### Given task
Your task is to transcribe all of the data below exactly, omitting the images.

[start of Collected data]

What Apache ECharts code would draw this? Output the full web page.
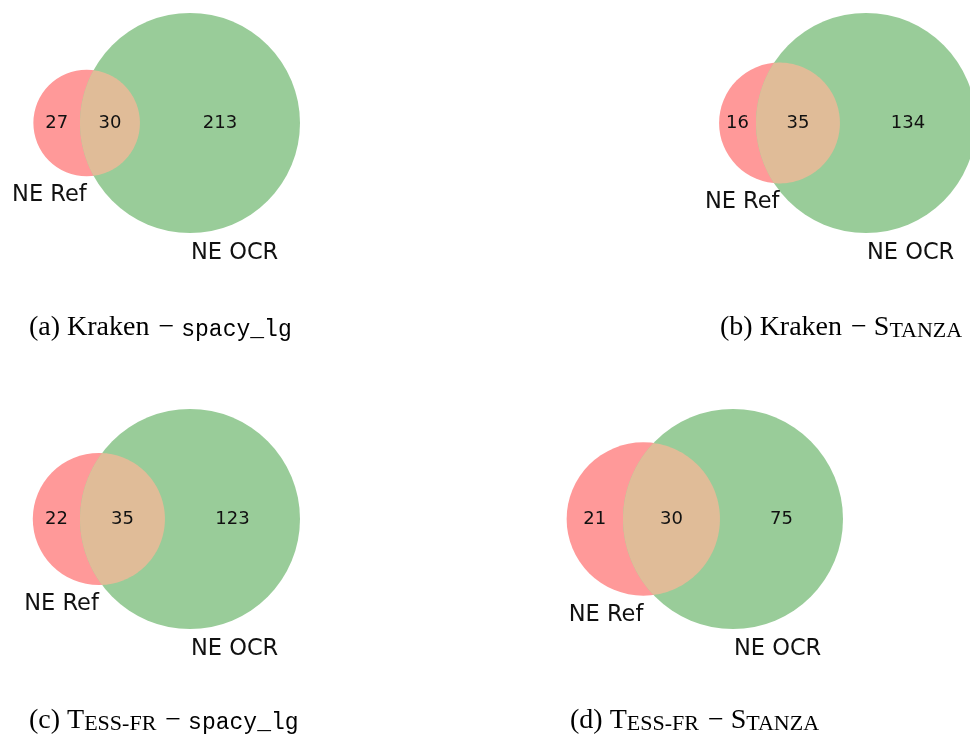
<!DOCTYPE html>
<html>
<head>
<meta charset="utf-8">
<script src="https://cdn.jsdelivr.net/npm/echarts@6/dist/echarts.min.js"></script>
<style>
html, body { margin: 0; padding: 0; background: #fff; }
#main { width: 970px; height: 736px; }
</style>
</head>
<body>
<div id="main"></div>
<script>
// counts of named entities per panel
var refOnly = [27, 16, 22, 21];
var common = [30, 35, 35, 30];
var ocrOnly = [213, 134, 123, 75];
var setNames = ['NE Ref', 'NE OCR'];
var captionTags = ['(a)', '(b)', '(c)', '(d)'];
var engines = ['Kraken', 'Kraken', 'Tess-fr', 'Tess-fr'];
var models = ['spacy_lg', 'Stanza', 'spacy_lg', 'Stanza'];

// layout (pixels): centre of the OCR circle in each panel, caption anchor
var anchors = [[190, 123], [866, 123], [190, 519], [733, 519]];
var captionPos = [[29, 342], [720, 342], [29, 735], [570, 735]];
var unitPx = 110;

var colRef = '#ff9999', colOcr = '#99cc99', colBoth = '#e0bc98';

function lensArea(r1, r2, d) {
    var a1 = Math.acos((d * d + r1 * r1 - r2 * r2) / (2 * d * r1));
    var a2 = Math.acos((d * d + r2 * r2 - r1 * r1) / (2 * d * r2));
    var k = (-d + r1 + r2) * (d + r1 - r2) * (d - r1 + r2) * (d + r1 + r2);
    return r1 * r1 * a1 + r2 * r2 * a2 - 0.5 * Math.sqrt(Math.max(k, 0));
}

function solveDist(r1, r2, target) {
    var lo = Math.abs(r1 - r2) + 1e-9, hi = r1 + r2 - 1e-9;
    for (var n = 0; n < 80; n++) {
        var mid = (lo + hi) / 2;
        if (lensArea(r1, r2, mid) > target) lo = mid; else hi = mid;
    }
    return (lo + hi) / 2;
}

function smallCaps(word) {
    return '{rm|' + word.charAt(0).toUpperCase() + '}{sc|' + word.slice(1).toUpperCase() + '}';
}

function captionText(i) {
    var eng = engines[i] === 'Kraken' ? '{rm|' + engines[i] + '}' : smallCaps(engines[i]);
    var mod = models[i] === 'spacy_lg' ? '{tt|' + models[i] + '}' : smallCaps(models[i]);
    return '{rm|' + captionTags[i] + ' }' + eng + '{dash|\u2212}' + mod;
}

var grids = [], xAxes = [], yAxes = [], series = [];
for (var i = 0; i < 4; i++) {
    var nRef = refOnly[i] + common[i];
    var nOcr = common[i] + ocrOnly[i];
    var rB = 1;
    var rA = Math.sqrt(nRef / nOcr);
    var d = solveDist(rA, rB, Math.PI * common[i] / nOcr);

    grids.push({
        left: anchors[i][0] - 1.6 * unitPx,
        top: anchors[i][1] - 1.1 * unitPx,
        width: 2.5 * unitPx,
        height: 2.2 * unitPx
    });
    xAxes.push({ type: 'value', gridIndex: i, min: -1.6, max: 0.9, show: false });
    yAxes.push({ type: 'value', gridIndex: i, min: -1.1, max: 1.1, show: false });

    series.push({
        type: 'custom',
        xAxisIndex: i,
        yAxisIndex: i,
        silent: true,
        clip: false,
        data: [[-d, 0, rA, rB, refOnly[i], common[i], ocrOnly[i]]],
        renderItem: function (params, api) {
            var xA = api.value(0), xB = api.value(1);
            var rA = api.value(2), rB = api.value(3);
            var d = xB - xA;
            var pA = api.coord([xA, 0]), pB = api.coord([xB, 0]);
            var sA = api.size([rA, rA])[0], sB = api.size([rB, rB])[0];

            // lens outline from both arcs
            var x0 = (d * d + rA * rA - rB * rB) / (2 * d);
            var h = Math.sqrt(Math.max(rA * rA - x0 * x0, 0));
            var al = Math.atan2(h, x0), be = Math.atan2(h, d - x0);
            var pts = [], n = 90, t;
            for (var k = 0; k <= n; k++) {
                t = -al + 2 * al * k / n;
                pts.push(api.coord([xA + rA * Math.cos(t), rA * Math.sin(t)]));
            }
            for (k = 0; k <= n; k++) {
                t = Math.PI - be + 2 * be * k / n;
                pts.push(api.coord([xB + rB * Math.cos(t), rB * Math.sin(t)]));
            }

            var lA = xA - rA, lB = xB - rB, hA = xA + rA, hB = xB + rB;
            var numFont = '18px "DejaVu Sans"', setFont = '22.5px "DejaVu Sans"';
            function num(x, v) {
                var p = api.coord([x, 0]);
                return { type: 'text', x: p[0], y: p[1],
                    style: { text: String(v), font: numFont, fill: '#111', align: 'center', verticalAlign: 'middle' } };
            }
            return {
                type: 'group',
                children: [
                    { type: 'circle', shape: { cx: pA[0], cy: pA[1], r: sA }, style: { fill: colRef } },
                    { type: 'circle', shape: { cx: pB[0], cy: pB[1], r: sB }, style: { fill: colOcr } },
                    { type: 'polygon', shape: { points: pts }, style: { fill: colBoth } },
                    num((lA + lB) / 2, api.value(4)),
                    num((lB + hA) / 2, api.value(5)),
                    num((hA + hB) / 2, api.value(6)),
                    { type: 'text', x: pA[0], y: pA[1] + sA + 19,
                      style: { text: setNames[0], font: setFont, fill: '#111', align: 'right', verticalAlign: 'middle' } },
                    { type: 'text', x: pB[0] + 1, y: pB[1] + sB + 20,
                      style: { text: setNames[1], font: setFont, fill: '#111', align: 'left', verticalAlign: 'middle' } }
                ]
            };
        }
    });
}

var captions = [];
for (var j = 0; j < 4; j++) {
    captions.push({
        type: 'text',
        x: captionPos[j][0],
        y: captionPos[j][1],
        style: {
            text: captionText(j),
            fill: '#000',
            align: 'left',
            verticalAlign: 'bottom',
            rich: {
                rm: { fontFamily: 'Liberation Serif', fontSize: 28, verticalAlign: 'bottom' },
                dash: { fontFamily: 'Liberation Serif', fontSize: 28, verticalAlign: 'bottom', padding: [0, 7, 0, 9] },
                sc: { fontFamily: 'Liberation Serif', fontSize: 22, verticalAlign: 'bottom' },
                tt: { fontFamily: 'Liberation Mono', fontSize: 23, verticalAlign: 'bottom', padding: [0, 0, 1, 0] }
            }
        }
    });
}

var myChart = echarts.init(document.getElementById('main'));
myChart.setOption({
    animation: false,
    grid: grids,
    xAxis: xAxes,
    yAxis: yAxes,
    series: series,
    graphic: captions
});
</script>
</body>
</html>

[end of Collected data]

### The result
What Apache ECharts code would draw this? Output the full web page.
<!DOCTYPE html>
<html>
<head>
<meta charset="utf-8">
<script src="https://cdn.jsdelivr.net/npm/echarts@6/dist/echarts.min.js"></script>
<style>
html, body { margin: 0; padding: 0; background: #fff; }
#main { width: 970px; height: 736px; }
</style>
</head>
<body>
<div id="main"></div>
<script>
// counts of named entities per panel
var refOnly = [27, 16, 22, 21];
var common = [30, 35, 35, 30];
var ocrOnly = [213, 134, 123, 75];
var setNames = ['NE Ref', 'NE OCR'];
var captionTags = ['(a)', '(b)', '(c)', '(d)'];
var engines = ['Kraken', 'Kraken', 'Tess-fr', 'Tess-fr'];
var models = ['spacy_lg', 'Stanza', 'spacy_lg', 'Stanza'];

// layout (pixels): centre of the OCR circle in each panel, caption anchor
var anchors = [[190, 123], [866, 123], [190, 519], [733, 519]];
var captionPos = [[29, 342], [720, 342], [29, 735], [570, 735]];
var unitPx = 110;

var colRef = '#ff9999', colOcr = '#99cc99', colBoth = '#e0bc98';

function lensArea(r1, r2, d) {
    var a1 = Math.acos((d * d + r1 * r1 - r2 * r2) / (2 * d * r1));
    var a2 = Math.acos((d * d + r2 * r2 - r1 * r1) / (2 * d * r2));
    var k = (-d + r1 + r2) * (d + r1 - r2) * (d - r1 + r2) * (d + r1 + r2);
    return r1 * r1 * a1 + r2 * r2 * a2 - 0.5 * Math.sqrt(Math.max(k, 0));
}

function solveDist(r1, r2, target) {
    var lo = Math.abs(r1 - r2) + 1e-9, hi = r1 + r2 - 1e-9;
    for (var n = 0; n < 80; n++) {
        var mid = (lo + hi) / 2;
        if (lensArea(r1, r2, mid) > target) lo = mid; else hi = mid;
    }
    return (lo + hi) / 2;
}

function smallCaps(word) {
    return '{rm|' + word.charAt(0).toUpperCase() + '}{sc|' + word.slice(1).toUpperCase() + '}';
}

function captionText(i) {
    var eng = engines[i] === 'Kraken' ? '{rm|' + engines[i] + '}' : smallCaps(engines[i]);
    var mod = models[i] === 'spacy_lg' ? '{tt|' + models[i] + '}' : smallCaps(models[i]);
    return '{rm|' + captionTags[i] + ' }' + eng + '{dash|\u2212}' + mod;
}

var grids = [], xAxes = [], yAxes = [], series = [];
for (var i = 0; i < 4; i++) {
    var nRef = refOnly[i] + common[i];
    var nOcr = common[i] + ocrOnly[i];
    var rB = 1;
    var rA = Math.sqrt(nRef / nOcr);
    var d = solveDist(rA, rB, Math.PI * common[i] / nOcr);

    grids.push({
        left: anchors[i][0] - 1.6 * unitPx,
        top: anchors[i][1] - 1.1 * unitPx,
        width: 2.5 * unitPx,
        height: 2.2 * unitPx
    });
    xAxes.push({ type: 'value', gridIndex: i, min: -1.6, max: 0.9, show: false });
    yAxes.push({ type: 'value', gridIndex: i, min: -1.1, max: 1.1, show: false });

    series.push({
        type: 'custom',
        xAxisIndex: i,
        yAxisIndex: i,
        silent: true,
        clip: false,
        data: [[-d, 0, rA, rB, refOnly[i], common[i], ocrOnly[i]]],
        renderItem: function (params, api) {
            var xA = api.value(0), xB = api.value(1);
            var rA = api.value(2), rB = api.value(3);
            var d = xB - xA;
            var pA = api.coord([xA, 0]), pB = api.coord([xB, 0]);
            var sA = api.size([rA, rA])[0], sB = api.size([rB, rB])[0];

            // lens outline from both arcs
            var x0 = (d * d + rA * rA - rB * rB) / (2 * d);
            var h = Math.sqrt(Math.max(rA * rA - x0 * x0, 0));
            var al = Math.atan2(h, x0), be = Math.atan2(h, d - x0);
            var pts = [], n = 90, t;
            for (var k = 0; k <= n; k++) {
                t = -al + 2 * al * k / n;
                pts.push(api.coord([xA + rA * Math.cos(t), rA * Math.sin(t)]));
            }
            for (k = 0; k <= n; k++) {
                t = Math.PI - be + 2 * be * k / n;
                pts.push(api.coord([xB + rB * Math.cos(t), rB * Math.sin(t)]));
            }

            var lA = xA - rA, lB = xB - rB, hA = xA + rA, hB = xB + rB;
            var numFont = '18px "DejaVu Sans"', setFont = '22.5px "DejaVu Sans"';
            function num(x, v) {
                var p = api.coord([x, 0]);
                return { type: 'text', x: p[0], y: p[1],
                    style: { text: String(v), font: numFont, fill: '#111', align: 'center', verticalAlign: 'middle' } };
            }
            return {
                type: 'group',
                children: [
                    { type: 'circle', shape: { cx: pA[0], cy: pA[1], r: sA }, style: { fill: colRef } },
                    { type: 'circle', shape: { cx: pB[0], cy: pB[1], r: sB }, style: { fill: colOcr } },
                    { type: 'polygon', shape: { points: pts }, style: { fill: colBoth } },
                    num((lA + lB) / 2, api.value(4)),
                    num((lB + hA) / 2, api.value(5)),
                    num((hA + hB) / 2, api.value(6)),
                    { type: 'text', x: pA[0], y: pA[1] + sA + 19,
                      style: { text: setNames[0], font: setFont, fill: '#111', align: 'right', verticalAlign: 'middle' } },
                    { type: 'text', x: pB[0] + 1, y: pB[1] + sB + 20,
                      style: { text: setNames[1], font: setFont, fill: '#111', align: 'left', verticalAlign: 'middle' } }
                ]
            };
        }
    });
}

var captions = [];
for (var j = 0; j < 4; j++) {
    captions.push({
        type: 'text',
        x: captionPos[j][0],
        y: captionPos[j][1],
        style: {
            text: captionText(j),
            fill: '#000',
            align: 'left',
            verticalAlign: 'bottom',
            rich: {
                rm: { fontFamily: 'Liberation Serif', fontSize: 28, verticalAlign: 'bottom' },
                dash: { fontFamily: 'Liberation Serif', fontSize: 28, verticalAlign: 'bottom', padding: [0, 7, 0, 9] },
                sc: { fontFamily: 'Liberation Serif', fontSize: 22, verticalAlign: 'bottom' },
                tt: { fontFamily: 'Liberation Mono', fontSize: 23, verticalAlign: 'bottom', padding: [0, 0, 1, 0] }
            }
        }
    });
}

var myChart = echarts.init(document.getElementById('main'));
myChart.setOption({
    animation: false,
    grid: grids,
    xAxis: xAxes,
    yAxis: yAxes,
    series: series,
    graphic: captions
});
</script>
</body>
</html>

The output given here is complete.